In Bangladesh, those who have benefited from the
assassinations of 1975 have persistently divided
the country right down the middle, have confused
people with their spurious brands of politics and
have simply handed over the economy to the robber
barons.
Of course, West Bengal’s leftists have
restructured their economic programs to inject
pragmatism in their politics. Jyoti Basu,
Buddhadev Bhattacharjee, and Asim Dasgupta have
solicited foreign investment without undermining
their core socialistic principles.
Contrast that with Bangladesh. The quality of
political leadership has been embarrassingly low,
non-government organisations have claimed
increasingly bigger shares of the cake and
foreigners have found endless opportunities to
meddle in the nation’s politics.
The World Bank and the IMF have never called up
the courage to tell the Left Front government
what it must do as an administration; in
Bangladesh, these two representatives of Western
interests are everywhere in the corridors of
power, have unlimited access to policy making.
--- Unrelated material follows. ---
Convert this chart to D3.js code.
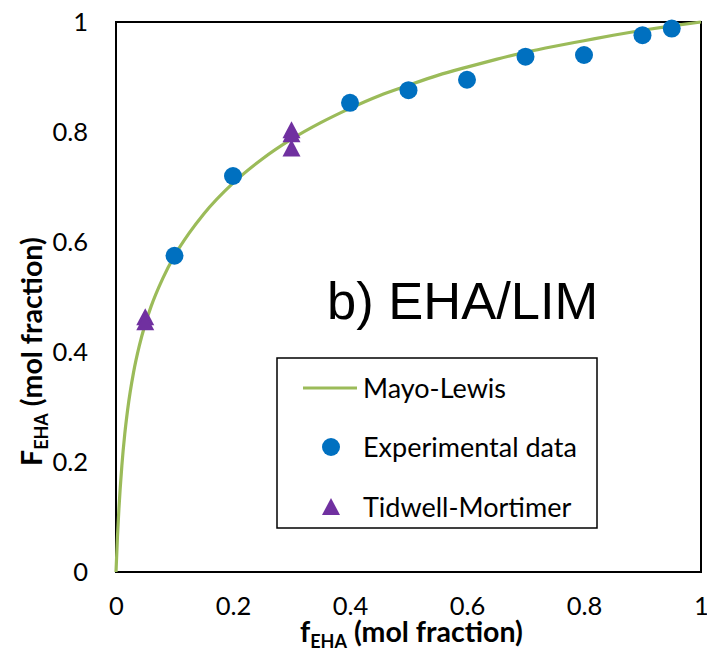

Ask the finance minister of this independent
country.
It is intriguing how divergent the two Bengals
have been in the operation of politics. In
Calcutta, politics has remained, despite the
structural changes to the economy, in the hands
of the political classes — and they extend from
the grassroots to the highest level of power. In
Dhaka, with as much as eighty four per cent of
membership in the Jatiyo Sangsad in the hands of
businessmen (and the major political parties
happily throwing around nominations at hefty
prices), politics has slipped into the clutches
of a class that knows not the high calling of the
profession. Parliament, predictably, is no more
the focus of governance.
In Jyoti Basu, Buddhadev Bhattacharjee, and the
recently expired Anil Biswas, West Bengal has had
the very enviable good fortune of being led by
the politically savvy and idealistic. In
Bangladesh, apart from the government of Sheikh
Mujibur Rahman, and, twenty-one years after his
assassination, that of his daughter, politics has
been in free fall. The mediocrity and
incompetence all around us say it all.